Green Eats – Pulled Pork Sandwich

Slow cooking is super underrated. Every time I bring the subject up, eyes seem to light up at the simplicity and delicious results. Sometimes, I catch myself going months without slow cooking anything, and have to re-evaluate my life situation. Give this recipe a shot, and make sure you’re wearing socks when you take a bite, because they will be knocked off.

What you will need:

  • 6 large sourdough buns
  • 1 bone-in pork shoulder (typically 4-5 pounds)
  • Your favorite BBQ dry rub
  • 1 yellow onion
  • 16oz Bone stock/broth (depending on the meat/crock pot size ratio)
  • 1/2 cup Local Honey
  • Six cloves of garlic (to keep the vampires at bay)
  • Pre-made slaw (focus on the meat)
  • Optional: Vinegar, cheese, butter

*If you want to rub down the entire cut with the dry rub, now is the time to do so*

Start off by placing the pork shoulder into the slow cooker, followed by the bone broth.  Typically I fill the crock pot until the bone broth rises half to two thirds up the cut of meat, using approximately 16oz of broth.

Next, you will need to generously apply the dry rub to the meat; covering the entire top in a coating. Roughly chop the onion and garlic; throw at least half in, or throw the whole kit and caboodle in if you like to live on the edge.

Now, it’s time to finish it off with the honey. I typically pour it into the broth mix, but if you have a bear jar with the ketchup bottle style top, literally squirt it all over the meat. I’m not joking. Go crazy.

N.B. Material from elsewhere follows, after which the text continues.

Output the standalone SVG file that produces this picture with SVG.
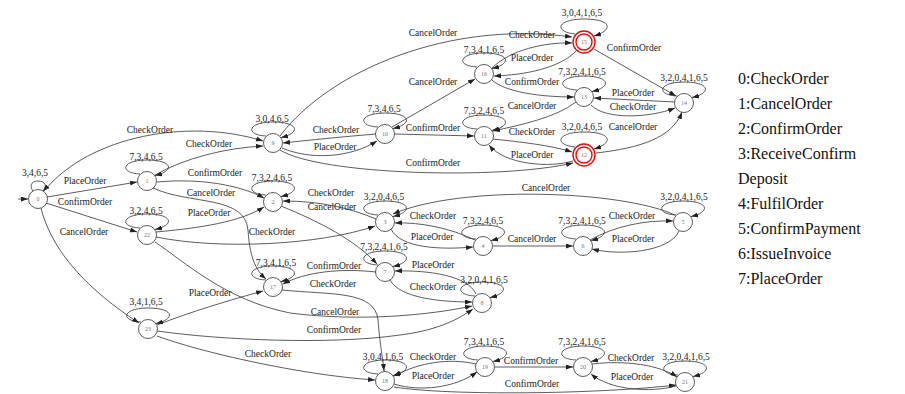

The optional vinegar will add an acidic profile, so use it sparingly, no more than 1/4 cup. Set the crock pot to high, check in 2-3 hours, you may need to add water to the mixture. After checking the pork, let it cook for an additional 2-3 hours. You should only cook the shoulder longer than 6 hours if you have the cooker set to low.

Once the pork is done, remove the bone (it should fall out) and shred up the meat, serve with about 1/4 of the broth/stock sauce, and save the rest if anyone wants au jus dipping sauce. Butter and toast the buns, add 1/3 coleslaw, 2/3 pulled pork, cheese, top with spicy BBQ sauce and take a bite.

This weeks pairing originates from the deep south, as does slow cooking and BBQ. Pineapple Chunk is a cross between Skunk No. 1, Pineapple, and Cheese. It is reported to have the primary palate of Pineapple and Sweet, which depending on the optional BBQ sauce you selected for the sandwiches, should go nicely. Per the usual situation, we will need to consult with an outside source for a first hand account.


“This is a fantastic Sativa that is deceptively strong. The smells of its parents are quite strong, with the Cheese and PIneapple parents standing out in the scent. The unmistakable skunk is sort of a subtle background player on this one, and that’s not necessarily a bad thing (since it allows the pineapple, in particular, to stand out). The effects are definitely Sativa. It’s a creeper – when you first hit it, you feel almost nothing; but, after about a minute, you start to feel it slowly creep on, reaching full intensity in about 4 or 5 minutes after the first hit. It’s a strong, clear, and focused high. It is a bit trippy and racy in high amounts, and since it creeps on you, these amounts are easy to attain. This is a fantastic strain for sparking creativity or hanging out in a social setting. Some people may feel a sense of peripheral anxiety; however, at the same time, this strain is fantastic for easing social anxiety. Think of it this way – hanging out with a group of friends will be even easier than it was before. But, as soon as you hear a loud noise outside, everyone is scared shitless. That’s how this strain works. And it works well.”